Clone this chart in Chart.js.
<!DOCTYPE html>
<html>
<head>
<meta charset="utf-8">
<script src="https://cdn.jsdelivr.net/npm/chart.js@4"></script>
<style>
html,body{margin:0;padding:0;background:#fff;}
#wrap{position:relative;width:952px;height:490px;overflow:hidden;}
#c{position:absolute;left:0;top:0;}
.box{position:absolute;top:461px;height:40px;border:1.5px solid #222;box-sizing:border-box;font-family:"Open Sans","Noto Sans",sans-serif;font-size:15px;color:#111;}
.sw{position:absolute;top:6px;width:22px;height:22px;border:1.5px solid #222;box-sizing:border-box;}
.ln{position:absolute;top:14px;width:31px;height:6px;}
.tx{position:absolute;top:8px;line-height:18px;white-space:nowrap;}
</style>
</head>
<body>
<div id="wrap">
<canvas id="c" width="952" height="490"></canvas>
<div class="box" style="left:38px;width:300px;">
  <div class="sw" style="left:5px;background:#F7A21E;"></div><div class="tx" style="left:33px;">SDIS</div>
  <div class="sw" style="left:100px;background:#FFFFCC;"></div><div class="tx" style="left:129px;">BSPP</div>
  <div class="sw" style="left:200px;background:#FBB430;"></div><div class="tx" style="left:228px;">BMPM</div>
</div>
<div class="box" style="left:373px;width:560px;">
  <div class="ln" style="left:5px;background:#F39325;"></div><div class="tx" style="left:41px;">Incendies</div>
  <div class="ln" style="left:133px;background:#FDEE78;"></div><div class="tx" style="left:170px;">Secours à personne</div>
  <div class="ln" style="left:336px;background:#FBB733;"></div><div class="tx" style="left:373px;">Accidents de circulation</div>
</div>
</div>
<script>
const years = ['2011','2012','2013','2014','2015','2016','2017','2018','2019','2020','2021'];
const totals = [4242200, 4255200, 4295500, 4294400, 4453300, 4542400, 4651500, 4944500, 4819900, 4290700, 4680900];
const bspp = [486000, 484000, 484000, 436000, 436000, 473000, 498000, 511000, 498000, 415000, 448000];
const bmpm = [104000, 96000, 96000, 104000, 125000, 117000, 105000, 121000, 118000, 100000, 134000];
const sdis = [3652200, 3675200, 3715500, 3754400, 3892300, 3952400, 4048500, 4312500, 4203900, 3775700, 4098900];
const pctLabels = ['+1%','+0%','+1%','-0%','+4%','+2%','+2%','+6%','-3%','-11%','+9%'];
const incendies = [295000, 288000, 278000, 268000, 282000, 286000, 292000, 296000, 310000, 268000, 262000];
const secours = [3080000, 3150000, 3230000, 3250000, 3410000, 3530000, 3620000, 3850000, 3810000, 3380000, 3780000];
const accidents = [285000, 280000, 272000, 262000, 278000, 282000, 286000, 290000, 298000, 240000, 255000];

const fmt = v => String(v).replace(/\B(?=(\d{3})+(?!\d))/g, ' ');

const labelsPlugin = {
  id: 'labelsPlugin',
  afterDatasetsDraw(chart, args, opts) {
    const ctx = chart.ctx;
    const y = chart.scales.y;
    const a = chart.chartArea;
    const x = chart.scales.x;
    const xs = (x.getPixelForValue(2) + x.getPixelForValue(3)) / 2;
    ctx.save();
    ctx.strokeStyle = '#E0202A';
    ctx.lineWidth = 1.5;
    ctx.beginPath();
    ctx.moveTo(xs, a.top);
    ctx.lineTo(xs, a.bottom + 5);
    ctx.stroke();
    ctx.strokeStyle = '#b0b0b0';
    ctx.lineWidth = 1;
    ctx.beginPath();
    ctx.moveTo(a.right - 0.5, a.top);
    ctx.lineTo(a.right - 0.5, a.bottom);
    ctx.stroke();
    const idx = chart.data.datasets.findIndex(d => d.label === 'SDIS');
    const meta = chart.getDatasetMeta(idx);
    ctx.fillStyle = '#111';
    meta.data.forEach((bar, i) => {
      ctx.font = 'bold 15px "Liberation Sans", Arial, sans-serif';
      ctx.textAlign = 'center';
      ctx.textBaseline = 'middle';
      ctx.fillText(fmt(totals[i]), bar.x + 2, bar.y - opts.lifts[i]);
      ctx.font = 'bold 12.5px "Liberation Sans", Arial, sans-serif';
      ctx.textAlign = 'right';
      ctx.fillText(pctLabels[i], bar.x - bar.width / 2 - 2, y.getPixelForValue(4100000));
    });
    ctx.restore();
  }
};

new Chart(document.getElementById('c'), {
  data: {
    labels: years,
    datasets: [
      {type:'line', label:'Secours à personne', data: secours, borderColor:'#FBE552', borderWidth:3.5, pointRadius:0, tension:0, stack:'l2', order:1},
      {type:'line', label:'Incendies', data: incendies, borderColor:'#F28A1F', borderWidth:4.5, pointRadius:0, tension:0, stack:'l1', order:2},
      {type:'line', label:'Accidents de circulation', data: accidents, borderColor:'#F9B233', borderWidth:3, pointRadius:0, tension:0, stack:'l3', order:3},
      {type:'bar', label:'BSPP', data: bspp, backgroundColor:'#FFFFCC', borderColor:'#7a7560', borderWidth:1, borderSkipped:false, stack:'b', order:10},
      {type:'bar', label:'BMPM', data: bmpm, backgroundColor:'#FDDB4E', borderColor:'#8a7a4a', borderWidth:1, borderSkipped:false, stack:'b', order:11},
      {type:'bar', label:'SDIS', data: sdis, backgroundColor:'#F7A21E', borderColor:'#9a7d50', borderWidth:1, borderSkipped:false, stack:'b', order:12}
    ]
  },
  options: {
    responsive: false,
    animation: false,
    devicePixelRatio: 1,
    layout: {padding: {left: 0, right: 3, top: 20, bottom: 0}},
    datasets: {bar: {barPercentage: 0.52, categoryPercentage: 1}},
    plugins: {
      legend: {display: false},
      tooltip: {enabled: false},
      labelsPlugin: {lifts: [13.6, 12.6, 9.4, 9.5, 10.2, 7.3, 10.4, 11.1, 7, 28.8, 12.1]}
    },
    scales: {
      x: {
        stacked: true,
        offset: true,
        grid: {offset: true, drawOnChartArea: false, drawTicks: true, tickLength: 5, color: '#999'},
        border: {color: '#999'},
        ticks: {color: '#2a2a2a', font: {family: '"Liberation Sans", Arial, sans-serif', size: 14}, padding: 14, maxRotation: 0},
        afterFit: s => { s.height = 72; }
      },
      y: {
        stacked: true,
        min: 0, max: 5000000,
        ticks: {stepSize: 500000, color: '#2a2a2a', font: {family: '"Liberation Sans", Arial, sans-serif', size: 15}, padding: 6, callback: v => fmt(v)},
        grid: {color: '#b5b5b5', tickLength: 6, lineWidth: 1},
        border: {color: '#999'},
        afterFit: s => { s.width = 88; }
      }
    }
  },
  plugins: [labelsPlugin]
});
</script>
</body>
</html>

++++++++

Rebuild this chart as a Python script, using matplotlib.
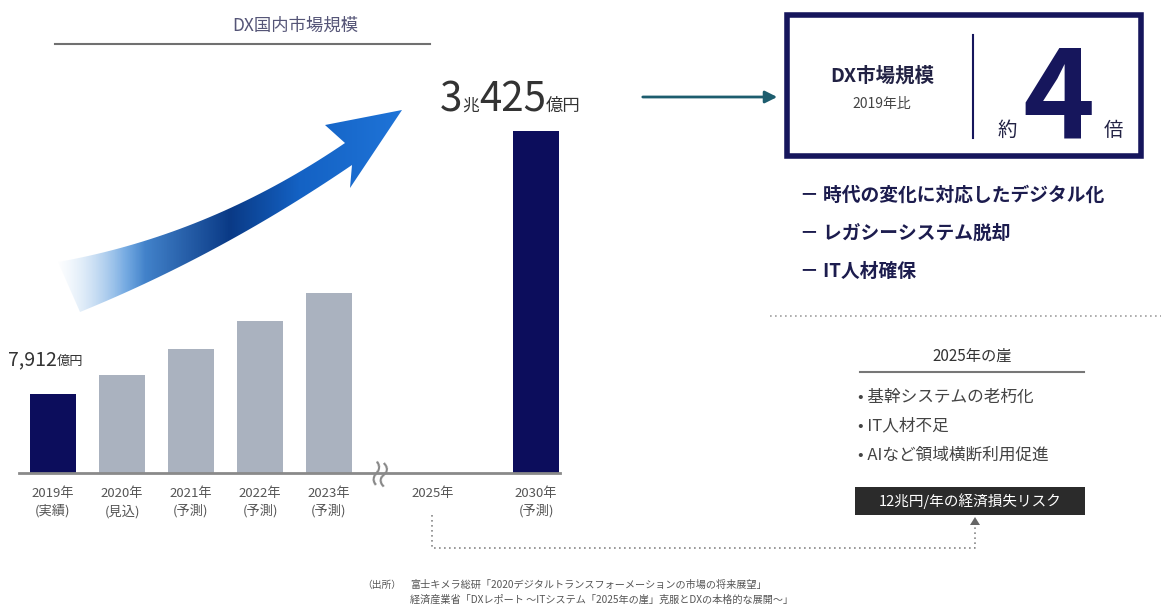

++++++++

Which lines above contain "script"? Show each of them.

<script src="https://cdn.jsdelivr.net/npm/chart.js@4"></script>
<script>
</script>
Rebuild this chart as a Python script, using matplotlib.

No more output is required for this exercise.